Report all lines from the entries below in which "page" appears.

== ENTRIES SUPPLIED ==
====

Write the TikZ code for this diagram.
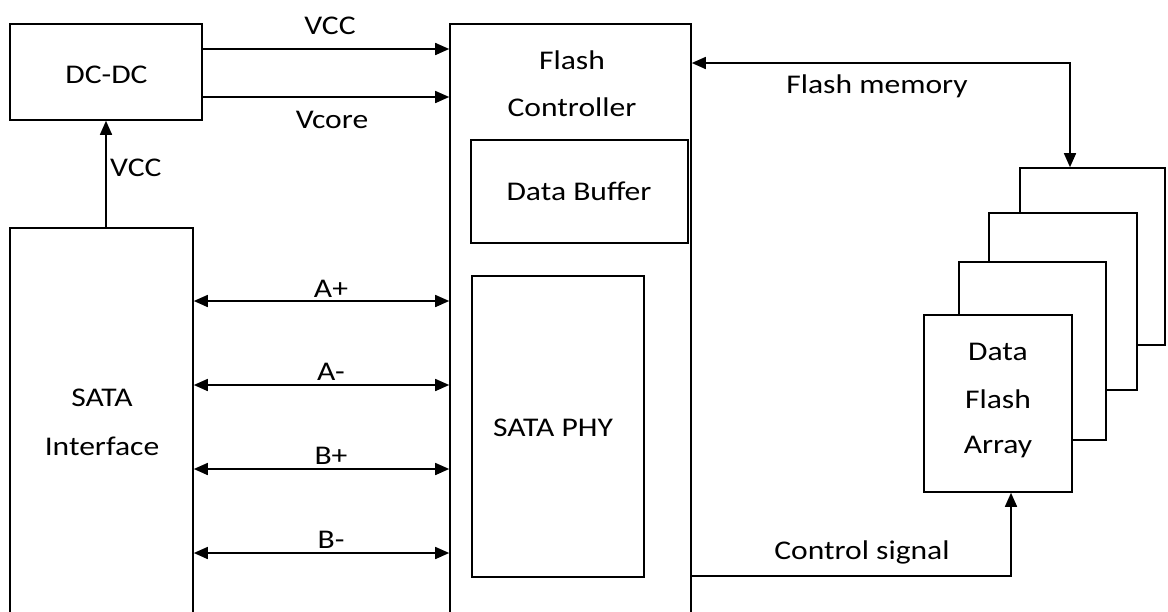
\documentclass[tikz,border=0pt]{standalone}
\usepackage{fontspec}
\usepackage{graphicx}
\setmainfont{Carlito}
\usetikzlibrary{arrows.meta}
\newcommand\sx[1]{\scalebox{1.17}[1]{#1}}
\tikzset{
  box/.style={draw, line width=1.6pt, fill=white, inner sep=0pt, rectangle},
  txt/.style={inner sep=0pt, font=\fontsize{27}{32}\selectfont},
  conn/.style={line width=1.6pt, -{Triangle[length=14pt,width=12pt]}},
  bconn/.style={line width=1.6pt, {Triangle[length=14pt,width=12pt]}-{Triangle[length=14pt,width=12pt]}},
}
\begin{document}
\begin{tikzpicture}[x=1pt,y=-1pt]
\useasboundingbox (0,0) rectangle (1168,611);
% boxes
\node[box, minimum width=192pt, minimum height=96pt] (dcdc) at (106,72) {};
\node[box, minimum width=183pt, minimum height=412pt] (sata) at (101.5,434) {};
\node[box, minimum width=241pt, minimum height=616pt] (fc) at (570.5,332) {};
\node[box, minimum width=217pt, minimum height=103pt] (db) at (579.5,191.5) {};
\node[box, minimum width=172pt, minimum height=301pt] (phy) at (558,426.5) {};
% stacked flash arrays
\node[box, minimum width=145pt, minimum height=177pt] (a4) at (1092.5,256.5) {};
\node[box, minimum width=148pt, minimum height=177pt] (a3) at (1063,301.5) {};
\node[box, minimum width=147pt, minimum height=178pt] (a2) at (1032.5,351) {};
\node[box, minimum width=148pt, minimum height=177pt] (a1) at (998,403.5) {};
% texts
\node[txt] (tdcdc) at (106.5,75) {\sx{DC-DC}};
\node[txt] (tsata) at (102,398) {\sx{SATA}};
\node[txt] (tintf) at (102,446) {\sx{Interface}};
\node[txt] (tflash) at (572,60) {\sx{Flash}};
\node[txt] (tctrl) at (572,107) {\sx{Controller}};
\node[txt] (tdb) at (579,191) {\sx{Data Buffer}};
\node[txt] (tphy) at (553,428) {\sx{SATA PHY}};
\node[txt] (tdata) at (998,352) {\sx{Data}};
\node[txt] (tfl2) at (998,399) {\sx{Flash}};
\node[txt] (tarr) at (998,447) {\sx{Array}};
% helper coordinates
\coordinate (yvcc) at (0,49);
\coordinate (yvcore) at (0,97);
\coordinate (xvcc) at (106,0);
\coordinate (yap) at (0,301);
\coordinate (yam) at (0,385);
\coordinate (ybp) at (0,469);
\coordinate (ybm) at (0,553);
\coordinate (yfm) at (0,63);
\coordinate (xfm) at (1070,0);
\coordinate (yctl) at (0,576);
\coordinate (xctl) at (1011,0);
% connectors
\draw[conn] (dcdc.east |- yvcc) -- (fc.west |- yvcc);
\draw[conn] (dcdc.east |- yvcore) -- (fc.west |- yvcore);
\draw[conn] (sata.north -| xvcc) -- (dcdc.south -| xvcc);
\draw[bconn] (sata.east |- yap) -- (fc.west |- yap);
\draw[bconn] (sata.east |- yam) -- (fc.west |- yam);
\draw[bconn] (sata.east |- ybp) -- (fc.west |- ybp);
\draw[bconn] (sata.east |- ybm) -- (fc.west |- ybm);
\draw[bconn] (fc.east |- yfm) -| (a4.north -| xfm);
\draw[conn] (fc.east |- yctl) -| (a1.south -| xctl);
% connector labels
\node[txt] (lvcc) at (330,26) {\sx{VCC}};
\node[txt] (lvcore) at (332,120) {\sx{Vcore}};
\node[txt, anchor=west] (lvcc2) at (110,168) {\sx{VCC}};
\node[txt] (lap) at (331,289) {\sx{A+}};
\node[txt] (lam) at (331,372) {\sx{A-}};
\node[txt] (lbp) at (331,456) {\sx{B+}};
\node[txt] (lbm) at (331,540) {\sx{B-}};
\node[txt] (lfm) at (877,86) {\sx{Flash memory}};
\node[txt] (lctl) at (862,552) {\sx{Control signal}};
\end{tikzpicture}
\end{document}
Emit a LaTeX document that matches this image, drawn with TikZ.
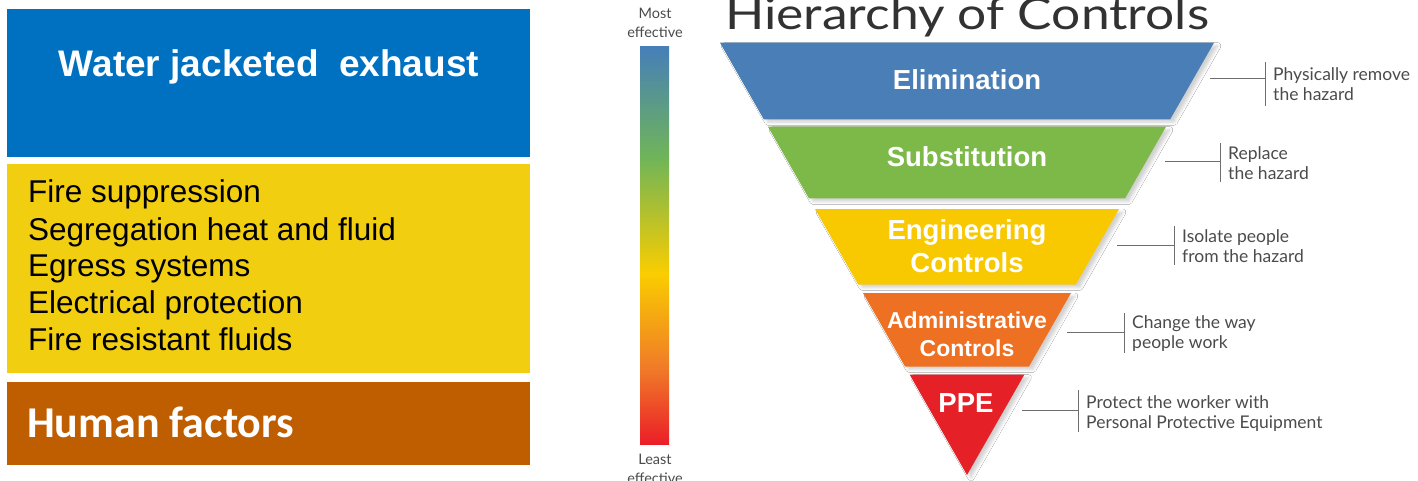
\documentclass[tikz,border=0pt]{standalone}
\usepackage{fontspec}
\setmainfont{Liberation Sans}
\newfontfamily\carlito{Carlito}
\newfontfamily\latofont{Lato}
\usetikzlibrary{calc,shadows.blur}

\definecolor{jacketBlue}{RGB}{0,112,192}
\definecolor{boxYellow}{RGB}{242,206,17}
\definecolor{boxBrown}{RGB}{191,94,0}
\definecolor{hocBlue}{RGB}{74,126,182}
\definecolor{hocGreen}{RGB}{124,185,72}
\definecolor{hocYellow}{RGB}{248,200,0}
\definecolor{hocOrange}{RGB}{237,112,35}
\definecolor{hocRed}{RGB}{230,32,39}
\definecolor{barBlue}{RGB}{70,127,184}
\definecolor{barGreen}{RGB}{112,181,88}
\definecolor{barYellow}{RGB}{250,205,0}
\definecolor{barOrange}{RGB}{240,122,40}
\definecolor{barRed}{RGB}{235,30,40}
\definecolor{annoGray}{RGB}{75,75,75}
\definecolor{lineGray}{RGB}{110,110,110}
\definecolor{titleGray}{RGB}{50,50,50}

\pgfdeclareverticalshading{hocbar}{100bp}{color(0bp)=(barRed); color(25bp)=(barRed); color(34.5bp)=(barOrange); color(46.5bp)=(barYellow); color(61bp)=(barGreen); color(75bp)=(barBlue); color(100bp)=(barBlue)}

\tikzset{
  tlabel/.style={text=white, inner sep=0, align=center, font=\bfseries\fontsize{27.5}{33}\selectfont},
  tlabelsmall/.style={text=white, inner sep=0, align=center, font=\bfseries\fontsize{23}{28}\selectfont},
  band/.style={blur shadow={shadow xshift=4pt, shadow yshift=-3pt, shadow blur radius=3pt, shadow opacity=18}},
  anno/.style={anchor=west, inner xsep=8pt, inner ysep=0, align=left, text=annoGray, font=\latofont\fontsize{17.5}{20}\selectfont},
  annoline/.style={draw=lineGray, line width=1pt},
  smalllbl/.style={inner sep=0, align=center, text=annoGray, font=\latofont\fontsize{14.5}{19}\selectfont},
  listline/.style={anchor=base west, inner sep=0, text=black, font=\fontsize{31.5}{36.7}\selectfont},
}

\begin{document}
\begin{tikzpicture}[x=1pt, y=-1pt]
\useasboundingbox (0,0) rectangle (1418,481);
\clip (0,0) rectangle (1418,481);
\fill[white] (0,0) rectangle (1418,481);

% ---- left panel ----
\fill[jacketBlue] (7,9) rectangle (530,157);
\node[anchor=base, inner sep=0, text=white, font=\bfseries\fontsize{37}{40}\selectfont] (wje) at (269,77) {Water jacketed\ \ exhaust};

\fill[boxYellow] (7,164) rectangle (530,373);
\node[listline] (l1) at (28,203) {Fire suppression};
\node[listline] (l2) at (28,240) {Segregation heat and fluid};
\node[listline] (l3) at (28,276) {Egress systems};
\node[listline] (l4) at (28,313) {Electrical protection};
\node[listline] (l5) at (28,350) {Fire resistant fluids};

\fill[boxBrown] (7,382) rectangle (530,465);
\node[anchor=base west, inner sep=0, text=white, font=\carlito\bfseries\fontsize{44}{48}\selectfont] (hf) at (27,437) {Human factors};

% ---- gradient bar ----
\shade[shading=hocbar] (640,47) rectangle (669,444);
\node[smalllbl] (most) at (655,22.5) {Most\\effective};
\node[smalllbl] (least) at (655,468.5) {Least\\effective};

% ---- title ----
\node[anchor=base west, inner sep=0, text=titleGray] (title) at (725,30) {\resizebox{484pt}{\height}{\latofont\fontsize{44}{44}\selectfont Hierarchy of Controls}};

% ---- pyramid ----
\fill[hocBlue, band] (720,42.7) -- (1214,42.7) -- (1170.2,119.3) -- (763.8,119.3) -- cycle;
\fill[hocGreen, band] (768,126.7) -- (1166,126.7) -- (1125,198.5) -- (809,198.5) -- cycle;
\fill[hocYellow, band] (815,209) -- (1119,209) -- (1075.8,284.5) -- (858.2,284.5) -- cycle;
\fill[hocOrange, band] (863,293) -- (1071,293) -- (1029,366.5) -- (905,366.5) -- cycle;
\fill[hocRed, band] (909.6,374.5) -- (1024.4,374.5) -- (967,475) -- cycle;

\node[tlabel] (elim) at (967,80) {Elimination};
\node[tlabel] (subst) at (967,157) {Substitution};
\node[tlabel] (eng) at (967,246.5) {Engineering\\Controls};
\node[tlabelsmall] (admin) at (967,334) {Administrative\\Controls};
\node[tlabel] (ppe) at (966,403) {PPE};

% ---- annotations ----
\node[anno] (a1) at (1265,84) {Physically remove\\the hazard};
\node[anno] (a2) at (1220,163) {Replace\\the hazard};
\node[anno] (a3) at (1174,246) {Isolate people\\from the hazard};
\node[anno] (a4) at (1124,333.5) {Change the way\\people work};
\node[anno] (a5) at (1078,413.5) {Protect the worker with\\Personal Protective Equipment};

\coordinate (c1) at (1210,79);
\coordinate (c2) at (1165,162);
\coordinate (c3) at (1117,245);
\coordinate (c4) at (1067,332.5);
\coordinate (c5) at (1022,410);

\draw[annoline] (c1) -- (c1 -| a1.west);
\draw[annoline] (1265,62) -- (1265,106);
\draw[annoline] (c2) -- (c2 -| a2.west);
\draw[annoline] (1220,143) -- (1220,182);
\draw[annoline] (c3) -- (c3 -| a3.west);
\draw[annoline] (1174,226) -- (1174,265);
\draw[annoline] (c4) -- (c4 -| a4.west);
\draw[annoline] (1124,313) -- (1124,353);
\draw[annoline] (c5) -- (c5 -| a5.west);
\draw[annoline] (1078,390) -- (1078,432);
\end{tikzpicture}
\end{document}
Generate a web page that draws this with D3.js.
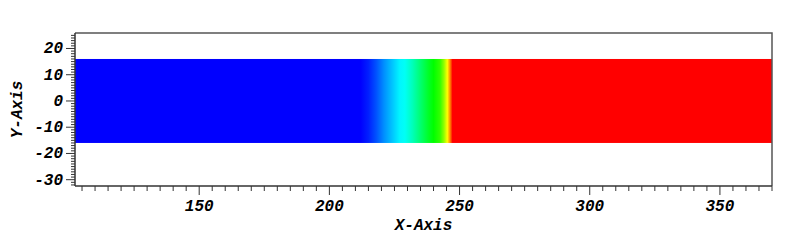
<!DOCTYPE html>
<html>
<head>
<meta charset="utf-8">
<script src="https://cdn.jsdelivr.net/npm/d3@7"></script>
<style>
body { margin: 0; background: #fff; }
text { font-family: "Liberation Mono", "DejaVu Sans Mono", monospace; font-weight: bold; font-style: italic; }
</style>
</head>
<body>
<div id="chart"></div>
<script>
// profile: x position -> normalised value (0 = blue, 1 = red)
var profileX = [102, 212, 215, 218, 221, 224, 227, 229, 232, 235, 238, 240, 242.5, 244, 245.3, 246.3, 247.3, 370];
var profileV = [0, 0, 0.03, 0.08, 0.14, 0.19, 0.24, 0.26, 0.32, 0.39, 0.46, 0.5, 0.55, 0.64, 0.75, 0.86, 1, 1];
var bandY = [-16, 16];
var xTicks = [150, 200, 250, 300, 350];
var yTicks = [-30, -20, -10, 0, 10, 20];
var xDomain = [102.3, 370];
var yDomain = [-32.4, 25.9];

var w = 800, h = 244;
var margins = {top: 33, right: 28, bottom: 58, left: 75};

var x = d3.scaleLinear().domain(xDomain).range([margins.left, w - margins.right]);
var y = d3.scaleLinear().domain(yDomain).range([h - margins.bottom, margins.top]);
var color = d3.scaleLinear()
  .domain([0, 0.25, 0.5, 0.75, 1])
  .range(["#0000ff", "#00ffff", "#00ff00", "#ffff00", "#ff0000"]);

var svg = d3.select("#chart").append("svg").attr("width", w).attr("height", h);

var grad = svg.append("defs").append("linearGradient")
  .attr("id", "prof")
  .attr("gradientUnits", "userSpaceOnUse")
  .attr("x1", x(xDomain[0])).attr("x2", x(xDomain[1]))
  .attr("y1", 0).attr("y2", 0);
grad.selectAll("stop")
  .data(profileX)
  .enter().append("stop")
  .attr("offset", function(d) { return (x(d) - x(xDomain[0])) / (x(xDomain[1]) - x(xDomain[0])); })
  .attr("stop-color", function(d, i) { return color(profileV[i]); });

svg.append("rect")
  .attr("x", x(xDomain[0]))
  .attr("width", x(xDomain[1]) - x(xDomain[0]))
  .attr("y", y(bandY[1]))
  .attr("height", y(bandY[0]) - y(bandY[1]))
  .attr("fill", "url(#prof)");

// frame top + right
svg.append("path")
  .attr("d", "M" + x(xDomain[0]) + "," + y(yDomain[1]) + "H" + x(xDomain[1]) + "V" + y(yDomain[0]))
  .attr("fill", "none").attr("stroke", "#555").attr("stroke-width", 1.5);

// x axis
var xMinor = d3.range(105, 371, 5);
var gx = svg.append("g").attr("transform", "translate(0," + y(yDomain[0]) + ")");
gx.append("line").attr("x1", x(xDomain[0])).attr("x2", x(xDomain[1])).attr("stroke", "#333").attr("stroke-width", 1.5);
gx.selectAll(".mn").data(xMinor).enter().append("line")
  .attr("x1", function(d) { return x(d); }).attr("x2", function(d) { return x(d); })
  .attr("y1", 0).attr("y2", function(d) { return d % 50 == 0 ? 9 : 5; })
  .attr("stroke", "#333");
gx.selectAll(".lb").data(xTicks).enter().append("text")
  .attr("x", function(d) { return x(d); }).attr("y", 25)
  .attr("text-anchor", "middle").attr("font-size", 16)
  .text(function(d) { return d; });

// y axis
var yMinor = d3.range(-32, 26, 1);
var gy = svg.append("g").attr("transform", "translate(" + x(xDomain[0]) + ",0)");
gy.append("line").attr("y1", y(yDomain[0])).attr("y2", y(yDomain[1])).attr("stroke", "#333").attr("stroke-width", 1.5);
gy.selectAll(".mn").data(yMinor).enter().append("line")
  .attr("y1", function(d) { return y(d); }).attr("y2", function(d) { return y(d); })
  .attr("x1", 0).attr("x2", function(d) { return d % 10 == 0 ? -9 : -4; })
  .attr("stroke", "#333");
gy.selectAll(".lb").data(yTicks).enter().append("text")
  .attr("x", -12).attr("y", function(d) { return y(d) + 5; })
  .attr("text-anchor", "end").attr("font-size", 16)
  .text(function(d) { return d; });

// axis titles
svg.append("text").attr("x", (x(xDomain[0]) + x(xDomain[1])) / 2).attr("y", 230)
  .attr("text-anchor", "middle").attr("font-size", 16).text("X-Axis");
svg.append("text")
  .attr("transform", "translate(22," + ((y(yDomain[0]) + y(yDomain[1])) / 2) + ") rotate(-90)")
  .attr("text-anchor", "middle").attr("font-size", 16).text("Y-Axis");
</script>
</body>
</html>
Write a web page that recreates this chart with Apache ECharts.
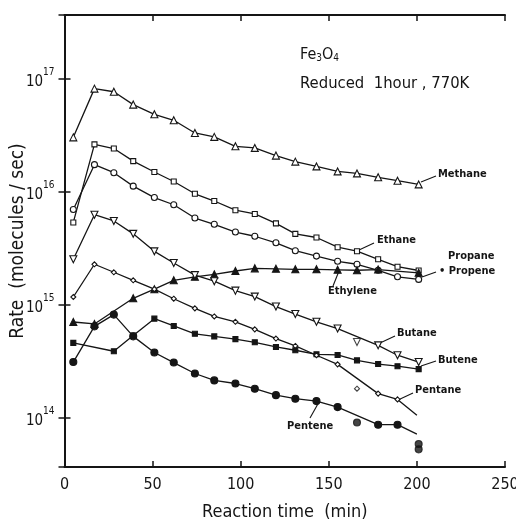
<!DOCTYPE html>
<html>
<head>
<meta charset="utf-8">
<script src="https://cdn.jsdelivr.net/npm/echarts@6/dist/echarts.min.js"></script>
<style>
  html, body { margin: 0; padding: 0; background: #fff; }
  #chart { width: 516px; height: 520px; }
</style>
</head>
<body>
<div id="chart"></div>
<script>
// sampling times (min)
const times = [5, 17, 28, 39, 51, 62, 74, 85, 97, 108, 120, 131, 143, 155, 166, 178, 189, 201];

// rates (molecules/sec), null = no point at that time
const methane  = [3.0e16, 8.1e16, 7.6e16, 5.85e16, 4.8e16, 4.25e16, 3.28e16, 3.03e16, 2.5e16, 2.42e16, 2.07e16, 1.83e16, 1.66e16, 1.5e16, 1.44e16, 1.33e16, 1.24e16, 1.15e16];
const ethane   = [5.3e15, 2.6e16, 2.39e16, 1.85e16, 1.48e16, 1.22e16, 9.5e15, 8.2e15, 6.8e15, 6.3e15, 5.2e15, 4.2e15, 3.9e15, 3.2e15, 2.95e15, 2.5e15, 2.15e15, 1.99e15];
const propane  = [6.9e15, 1.72e16, 1.46e16, 1.11e16, 8.8e15, 7.6e15, 5.8e15, 5.1e15, 4.36e15, 4.0e15, 3.5e15, 2.98e15, 2.67e15, 2.4e15, 2.26e15, 2.0e15, 1.75e15, 1.66e15];
const ethylene = [6.97e14, 6.7e14, null, 1.13e15, 1.36e15, 1.63e15, 1.75e15, 1.84e15, 1.97e15, 2.08e15, 2.06e15, 2.04e15, 2.04e15, 2.02e15, 2.0e15, 2.03e15, null, 1.9e15];
const butane   = [2.5e15, 6.2e15, 5.46e15, 4.2e15, 2.94e15, 2.32e15, 1.81e15, 1.6e15, 1.32e15, 1.17e15, 9.55e14, 8.2e14, 7.0e14, 6.1e14, null, 4.33e14, 3.54e14, 3.08e14];
const butene   = [4.55e14, null, 3.84e14, 5.3e14, 7.46e14, 6.43e14, 5.48e14, 5.2e14, 4.92e14, 4.61e14, 4.19e14, 3.92e14, 3.61e14, 3.56e14, 3.19e14, 2.96e14, 2.83e14, 2.67e14];
const pentane  = [1.16e15, 2.26e15, 1.92e15, 1.63e15, 1.36e15, 1.12e15, 9.2e14, 7.8e14, 7.0e14, 6.0e14, 4.97e14, 4.28e14, 3.54e14, 2.94e14, null, 1.62e14, 1.44e14, null];
const pentene  = [3.08e14, 6.38e14, 8.1e14, 5.2e14, 3.74e14, 3.05e14, 2.44e14, 2.12e14, 1.99e14, 1.79e14, 1.57e14, 1.46e14, 1.39e14, 1.23e14, null, 8.6e13, 8.6e13, null];

// points plotted off the drawn lines
const butaneOff  = [[166, 4.64e14]];
const pentaneOff = [[166, 1.79e14]];
const penteneOff = [[166, 8.98e13], [201, 5.8e13], [201, 5.2e13]];

// where the fitted lines end (no marker)
const pentaneEnd = [200, 1.04e14];
const penteneEnd = [200, 7.1e13];

const INK = '#151515';
const FONT = '"DejaVu Sans Condensed", "DejaVu Sans", sans-serif';

function pts(values) {
  const out = [];
  values.forEach((v, i) => { if (v != null) out.push([times[i], v]); });
  return out;
}

function lineSeries(name, values, symbol, filled, size, opts) {
  opts = opts || {};
  const data = pts(values);
  if (opts.end) data.push({ value: opts.end, symbol: 'none' });
  return {
    name: name,
    type: 'line',
    data: data,
    connectNulls: true,
    symbol: symbol,
    symbolSize: size,
    symbolRotate: opts.rotate || 0,
    showAllSymbol: true,
    lineStyle: { color: INK, width: 1.3 },
    itemStyle: { color: filled ? INK : '#fff', borderColor: INK, borderWidth: 1.1 },
    emphasis: { disabled: true },
    z: 2
  };
}

function offSeries(name, points, symbol, filled, size, rotate) {
  return {
    name: name + ' (off)',
    type: 'scatter',
    data: points,
    symbol: symbol,
    symbolSize: size,
    symbolRotate: rotate || 0,
    itemStyle: { color: filled ? INK : '#fff', borderColor: INK, borderWidth: 1.1 },
    emphasis: { disabled: true },
    z: 3
  };
}

const chart = echarts.init(document.getElementById('chart'));

// curve names with their leader lines (pixel layout)
const labelItems = [
  ['Methane', 438, 176, [421, 182, 436, 176]],
  ['Ethane', 377, 242, [359, 250, 374, 243]],
  ['Propane', 448, 258, null],
  ['\u2022 Propene', 439, 273, [422, 277, 436, 272]],
  ['Ethylene', 328, 293, [339, 271, 333, 286]],
  ['Butane', 397, 335, [380, 343, 395, 336]],
  ['Butene', 438, 362, [421, 366, 436, 361]],
  ['Pentane', 415, 392, [398, 400, 413, 393]],
  ['Pentene', 287, 428, [319, 402, 310, 418]]
];

const graphics = [];
labelItems.forEach(([t, x, y, ln]) => {
  graphics.push({
    type: 'text', left: x, top: y - 7,
    style: { text: t, font: 'bold 11px ' + FONT, fill: INK }
  });
  if (ln) {
    graphics.push({
      type: 'line',
      shape: { x1: ln[0], y1: ln[1], x2: ln[2], y2: ln[3] },
      style: { stroke: INK, lineWidth: 1.1 }
    });
  }
});
graphics.push({
  type: 'text', left: 300, top: 47,
  style: {
    text: 'Fe{s|3}O{s|4}',
    rich: {
      s: { fontSize: 10, fontFamily: FONT, fill: INK, verticalAlign: 'bottom', padding: [6, 0, 0, 0] }
    },
    font: '16px ' + FONT, fill: INK
  }
});
graphics.push({
  type: 'text', left: 300, top: 75,
  style: { text: 'Reduced  1hour , 770K', font: '16.5px ' + FONT, fill: INK }
});

const yMin = Math.pow(10, 13.56);
const yMax = Math.pow(10, 17.56);

function yLabel(v) {
  const e = Math.log10(v);
  const r = Math.round(e);
  if (Math.abs(e - r) > 0.01) return '';
  return '{b|10}{s|' + r + '}';
}

const axisLine = { show: true, lineStyle: { color: INK, width: 2 } };
const tickStyle = { show: true, inside: true, length: 6, lineStyle: { color: INK, width: 1.5 } };

chart.setOption({
  animation: false,
  backgroundColor: '#fff',
  grid: { left: 64.5, right: 11, top: 15, bottom: 53, containLabel: false, outerBoundsMode: 'none' },
  xAxis: [
    {
      type: 'value', min: 0, max: 250, interval: 50,
      axisLine: axisLine, axisTick: tickStyle, splitLine: { show: false },
      axisLabel: { color: INK, fontSize: 16, fontFamily: FONT, margin: 10 },
      name: 'Reaction time  (min)', nameLocation: 'middle', nameGap: 36,
      nameTextStyle: { color: INK, fontSize: 18, fontFamily: FONT }
    },
    {
      type: 'value', position: 'top', min: 0, max: 250, interval: 50,
      axisLine: axisLine, axisTick: tickStyle, splitLine: { show: false },
      axisLabel: { show: false }
    }
  ],
  yAxis: [
    {
      type: 'log', logBase: 10, min: yMin, max: yMax,
      axisLine: axisLine, axisTick: tickStyle, splitLine: { show: false },
      minorTick: { show: false },
      axisLabel: {
        formatter: yLabel, margin: 10,
        rich: {
          b: { fontSize: 15, fontFamily: FONT, color: INK, lineHeight: 22, verticalAlign: 'bottom' },
          s: { fontSize: 10, fontFamily: FONT, color: INK, verticalAlign: 'top' }
        }
      },
      name: 'Rate  (molecules / sec)', nameLocation: 'middle', nameGap: 37, nameRotate: 90,
      nameMoveOverlap: false,
      nameTextStyle: { color: INK, fontSize: 19, fontFamily: FONT }
    },
    {
      type: 'log', logBase: 10, min: yMin, max: yMax, position: 'right',
      axisLine: axisLine, axisTick: tickStyle, splitLine: { show: false },
      axisLabel: { show: false }
    }
  ],
  series: [
    lineSeries('Methane', methane, 'triangle', false, 7),
    lineSeries('Ethane', ethane, 'rect', false, 5),
    lineSeries('Propane', propane, 'circle', false, 6),
    lineSeries('Ethylene', ethylene, 'triangle', true, 7),
    lineSeries('Butane', butane, 'triangle', false, 7, { rotate: 180 }),
    offSeries('Butane', butaneOff, 'triangle', false, 7, 180),
    lineSeries('Butene', butene, 'rect', true, 5),
    lineSeries('Pentane', pentane, 'diamond', false, 5, { end: pentaneEnd }),
    offSeries('Pentane', pentaneOff, 'diamond', false, 5),
    lineSeries('Pentene', pentene, 'circle', true, 7, { end: penteneEnd }),
    offSeries('Pentene', penteneOff, 'circle', true, 7)
  ],
  graphic: graphics
});
</script>
</body>
</html>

====

== RIGHT ANSWER ==
Generate a web page that draws this with D3.js.
Write a web page that recreates this chart with Apache ECharts.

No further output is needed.